ディグ・フォーメーション

前回までブロックに関する話を続けてきましたが、スパイク を毎回ブロックすることは不可能です。そこで相手の攻撃を拾って切り返して行くにはどうしたらよいか、今回はフロアディフェンスについて考えたいと思います。

まず相手のスパイクがブロックを抜けてくる状況です。
1.ブロックの上を抜けてくる
2.ブロックの横(または間)を抜けてくる
3.フェイントでブロックをかわされる

このうち、1は基本的に諦めるというのが現実的でしょう。ディガーはブロックが抑えていないコースに位置するのが原則ですから、上からブロックの背後のコースに打たれたらどうしようもありません。というよりも、本来はそのコースにディガーがいる方がおかしいのです。また3に関しては無視できないものの、やはり攻撃において使われる本数から考えると主に対処する必要があるのは2で、フェイントの対処はその中でどう行うか、という考え方になると思われます。

ではフロアディフェンスにはどのようなバリエーションがあるのでしょうか。ディグ・フォーメーションをみてみましょう。

ディグ・フォーメーションは大きく分けると2種類、「マン・アップ・フォーメーション」と「マン・ダウン・フォーメーション」があると言われます。

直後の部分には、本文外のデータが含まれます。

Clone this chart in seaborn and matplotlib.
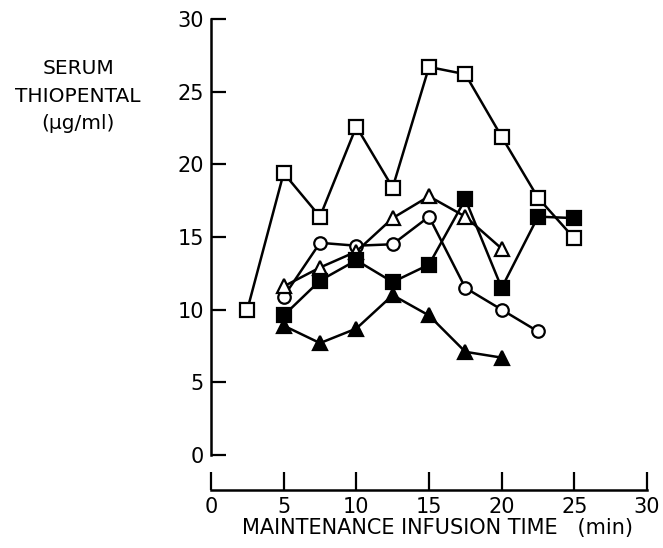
"""Serum thiopental vs maintenance infusion time, five subjects."""
import numpy as np
import pandas as pd
import seaborn as sns
from matplotlib import pyplot as plt

# minutes of maintenance infusion
time_open_sq = [2.5, 5, 7.5, 10, 12.5, 15, 17.5, 20, 22.5, 25]
conc_open_sq = [10.0, 19.4, 16.4, 22.6, 18.4, 26.7, 26.2, 21.9, 17.7, 14.9]

time_open_tri = [5, 7.5, 10, 12.5, 15, 17.5, 20]
conc_open_tri = [11.6, 12.9, 14.0, 16.3, 17.8, 16.4, 14.2]

time_open_circ = [5, 7.5, 10, 12.5, 15, 17.5, 20, 22.5]
conc_open_circ = [10.9, 14.6, 14.4, 14.5, 16.4, 11.5, 10.0, 8.5]

time_fill_sq = [5, 7.5, 10, 12.5, 15, 17.5, 20, 22.5, 25]
conc_fill_sq = [9.6, 12.0, 13.4, 11.9, 13.1, 17.6, 11.5, 16.4, 16.3]

time_fill_tri = [5, 7.5, 10, 12.5, 15, 17.5, 20]
conc_fill_tri = [8.9, 7.7, 8.7, 11.0, 9.6, 7.1, 6.7]

x_ticks = [0, 5, 10, 15, 20, 25, 30]
y_ticks = [0, 5, 10, 15, 20, 25, 30]

sns.set_style("ticks")
plt.rcParams["font.family"] = ["DejaVu Sans"]
plt.rcParams["text.color"] = "black"
plt.rcParams["axes.labelcolor"] = "black"
plt.rcParams["xtick.color"] = "black"
plt.rcParams["ytick.color"] = "black"
plt.rcParams["axes.edgecolor"] = "black"

fig = plt.figure(figsize=(6.63, 5.48), dpi=100)
ax = fig.add_axes([211 / 663, 1 - 455 / 548, (647 - 211) / 663, (455 - 19) / 548])

series = [
    (time_open_sq, conc_open_sq, "s", "white", 9.5),
    (time_open_circ, conc_open_circ, "o", "white", 9),
    (time_open_tri, conc_open_tri, "^", "white", 10),
    (time_fill_sq, conc_fill_sq, "s", "black", 9.5),
    (time_fill_tri, conc_fill_tri, "^", "black", 10),
]
for i, (t, c, mk, fc, ms) in enumerate(series):
    df = pd.DataFrame({"time": t, "conc": c})
    sns.lineplot(data=df, x="time", y="conc", ax=ax, color="black", lw=1.8,
                 marker=mk, markersize=ms, markerfacecolor=fc,
                 markeredgecolor="black", markeredgewidth=1.6, zorder=3 + i)

ax.set_xlim(0, 30)
ax.set_ylim(0, 30)
ax.set_xticks(x_ticks)
ax.set_yticks(y_ticks)
ax.set_xticklabels([str(v) for v in x_ticks])
ax.set_yticklabels([str(v) for v in y_ticks])
ax.spines["top"].set_visible(False)
ax.spines["right"].set_visible(False)
ax.spines["bottom"].set_position(("outward", 25))
for s in ("left", "bottom"):
    ax.spines[s].set_linewidth(1.8)
ax.tick_params(axis="x", direction="in", length=13, width=1.6, pad=5, labelsize=15)
ax.tick_params(axis="y", direction="in", length=11, width=1.6, pad=5, labelsize=15)

ax.set_xlabel("MAINTENANCE INFUSION TIME   (min)", fontsize=15)
ax.xaxis.set_label_coords((437 - 211) / 436, -0.145)
ax.set_ylabel("")

fig.text(78 / 663, 1 - 96 / 548, "SERUM\nTHIOPENTAL\n(\u03bcg/ml)", ha="center",
         va="center", fontsize=14.5, linespacing=1.55)

plt.savefig("out.png", dpi=100)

このうち、「マン・アップ・フォーメーション」は古典的なもので、フェイントカバー要員1名をブロック2枚の後ろに配置し、残り3名でフロアを守るというものです。
マンアップ・フォーメーション

このフォーメーションは一見すると専門のカバー要員を配置しているためフェイントに強そうですが、実際にはブロックの影から相手のフェイントコースを見極めるのが難しいという問題点がありました。そのことへの対応としてフェイントカバーに入るタイミングを遅くするといったこともなされましたが、現状ではバレーボールの戦術の進化とともに淘汰されたと言えるでしょう。

「マン・ダウン・フォーメーション」には主に3つの類型があります。ボックス、スライド、ペリミターと呼ばれるものです。
ボックス・フォーメーションは、フェイント及びワンタッチボールのカバーをする選手が、状況に応じて変化します。
ボックス・フォーメーションこのフォーメーションはブロッカー以外の4人が四角い箱のような形となるため、ボックスと呼ばれるようになったようです。

スライド・フォーメーションは、状況に応じて役目が変わるボックスと異なり、2枚ブロック時にブロックに行かなかった前衛の選手がフェイントカバーに入るものです。
スライド・フォーメーションボックス・フォーメーションと似ている印象ですが、フェイントカバー要員が固定であることにより、クロス側のディガーが前に、バックセンターの選手がクロスの長いコースをカバーしに「スライド」していくことから、この名前で呼ばれています。

ところでこれまでの3つのフォーメーションをみて、 リード・ブロック との組み合わせを考えた時に共通の弱点があることに気づかれたでしょうか。

リード・ブロックはどうしても跳ぶのが遅れがちになるため、ワンタッチボールが多くなります。そのワンタッチボールをどうやってつないで自分たちが切り返していくかを考えた時、効果的なトレーニング等でパワーが増している現代のバレーボールにおいて、これらのフォーメーションではパワフルなスパイクにより大きく弾かれたボールを拾いにくいのです。
その結果、現在のトップレベルで採用されているフォーメーションは、ほぼペリミターと呼ばれるものになっています。
ペリミター・フォーメーションこのフォーメーションの特徴は、専門のフェイントカバー要員をおかずフェイントには主に両サイドのプレーヤーが飛び込むことによってカバーし、それ以外のプレーヤー(特にバックセンター)はコート外に弾かれるワンタッチボールへの対応を優先していることです。Vリーグや国際大会で、コートエンドに設置された仕切りやチャレンジ用のカメラをなぎ倒しながらワンタッチボールをつないで会場が大盛り上がりになるシーンも、このフォーメーションから生まれていたりするわけです。

もちろんペリミター・フォーメーションがもっとも一般的になっているからといっても、どのフォーメーションにもそれぞれの長所・短所があり、競技レベルやチーム事情・相手などによってどれを選択するかということは変わってくると思います。またラリー中に万全の態勢でディグ・フォーメーションが構築できるとも限りません。そのため今回書いてきたようなフォーメーションのいずれかを基本としつつ、実際の状況に応じての工夫が必要になるのはいうまでもありません。